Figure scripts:
Begin

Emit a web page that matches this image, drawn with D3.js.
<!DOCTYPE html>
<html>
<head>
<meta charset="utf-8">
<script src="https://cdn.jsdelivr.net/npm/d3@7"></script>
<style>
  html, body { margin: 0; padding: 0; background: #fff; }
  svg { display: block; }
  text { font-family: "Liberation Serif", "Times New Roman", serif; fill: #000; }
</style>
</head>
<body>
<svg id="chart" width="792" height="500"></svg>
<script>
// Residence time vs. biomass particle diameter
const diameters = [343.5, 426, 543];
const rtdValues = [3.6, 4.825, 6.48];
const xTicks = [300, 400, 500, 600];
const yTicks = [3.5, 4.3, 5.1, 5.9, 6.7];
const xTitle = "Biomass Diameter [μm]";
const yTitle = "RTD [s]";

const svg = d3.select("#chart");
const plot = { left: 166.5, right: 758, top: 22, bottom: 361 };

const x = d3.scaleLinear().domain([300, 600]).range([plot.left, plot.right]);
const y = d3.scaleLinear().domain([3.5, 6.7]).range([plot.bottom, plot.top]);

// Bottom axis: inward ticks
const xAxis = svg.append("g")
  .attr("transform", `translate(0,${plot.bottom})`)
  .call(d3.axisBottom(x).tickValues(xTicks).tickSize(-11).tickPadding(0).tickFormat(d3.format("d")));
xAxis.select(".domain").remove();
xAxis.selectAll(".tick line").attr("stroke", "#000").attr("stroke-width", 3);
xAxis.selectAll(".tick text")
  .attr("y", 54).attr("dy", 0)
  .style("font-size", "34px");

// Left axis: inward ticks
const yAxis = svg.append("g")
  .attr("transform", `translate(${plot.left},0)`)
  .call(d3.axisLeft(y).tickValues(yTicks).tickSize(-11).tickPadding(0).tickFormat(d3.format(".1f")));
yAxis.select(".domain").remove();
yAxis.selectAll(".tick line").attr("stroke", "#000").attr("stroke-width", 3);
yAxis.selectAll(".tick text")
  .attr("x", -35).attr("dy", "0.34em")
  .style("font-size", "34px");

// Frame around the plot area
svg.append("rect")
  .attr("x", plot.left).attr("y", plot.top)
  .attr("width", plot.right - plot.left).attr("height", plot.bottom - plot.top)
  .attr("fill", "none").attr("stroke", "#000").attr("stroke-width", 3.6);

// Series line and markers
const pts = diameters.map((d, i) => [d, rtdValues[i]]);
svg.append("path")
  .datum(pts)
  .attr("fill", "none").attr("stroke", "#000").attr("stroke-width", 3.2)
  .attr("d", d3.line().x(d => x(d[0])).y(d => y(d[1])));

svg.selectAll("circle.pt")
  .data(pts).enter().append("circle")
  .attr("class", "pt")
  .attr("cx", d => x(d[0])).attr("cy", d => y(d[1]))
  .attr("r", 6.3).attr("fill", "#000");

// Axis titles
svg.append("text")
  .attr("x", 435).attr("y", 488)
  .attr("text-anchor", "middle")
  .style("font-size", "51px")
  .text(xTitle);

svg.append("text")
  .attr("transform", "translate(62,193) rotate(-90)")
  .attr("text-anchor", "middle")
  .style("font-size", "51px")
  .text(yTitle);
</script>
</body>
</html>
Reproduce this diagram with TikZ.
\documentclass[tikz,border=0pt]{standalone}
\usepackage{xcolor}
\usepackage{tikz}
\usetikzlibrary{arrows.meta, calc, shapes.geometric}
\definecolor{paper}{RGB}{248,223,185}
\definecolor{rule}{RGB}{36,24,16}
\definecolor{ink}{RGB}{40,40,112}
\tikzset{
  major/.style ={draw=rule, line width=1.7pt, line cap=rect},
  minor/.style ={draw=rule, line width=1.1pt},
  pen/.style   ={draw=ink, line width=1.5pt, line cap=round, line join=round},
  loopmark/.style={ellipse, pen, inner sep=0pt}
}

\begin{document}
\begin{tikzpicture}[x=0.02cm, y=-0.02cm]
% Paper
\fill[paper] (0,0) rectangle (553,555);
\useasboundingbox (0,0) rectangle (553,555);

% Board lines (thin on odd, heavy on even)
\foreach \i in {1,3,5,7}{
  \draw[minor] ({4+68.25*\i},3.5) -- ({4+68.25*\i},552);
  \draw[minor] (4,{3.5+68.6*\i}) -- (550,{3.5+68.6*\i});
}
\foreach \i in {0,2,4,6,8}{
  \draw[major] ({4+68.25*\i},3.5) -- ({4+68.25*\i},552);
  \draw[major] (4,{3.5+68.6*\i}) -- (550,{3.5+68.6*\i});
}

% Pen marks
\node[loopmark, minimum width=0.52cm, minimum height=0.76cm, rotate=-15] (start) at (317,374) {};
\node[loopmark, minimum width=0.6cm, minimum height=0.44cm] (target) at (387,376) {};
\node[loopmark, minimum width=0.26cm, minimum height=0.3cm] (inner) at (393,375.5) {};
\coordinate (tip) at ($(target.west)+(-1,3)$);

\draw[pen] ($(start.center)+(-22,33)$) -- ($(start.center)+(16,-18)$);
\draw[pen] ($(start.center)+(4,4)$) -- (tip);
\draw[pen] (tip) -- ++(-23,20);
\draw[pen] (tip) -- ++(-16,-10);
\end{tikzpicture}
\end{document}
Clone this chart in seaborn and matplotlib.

End

▸ SET EXERCISE
Look through the entries above for the word "this". Copy every line where it shows up.

▸ TASK ANSWER
Emit a web page that matches this image, drawn with D3.js.
Reproduce this diagram with TikZ.
Clone this chart in seaborn and matplotlib.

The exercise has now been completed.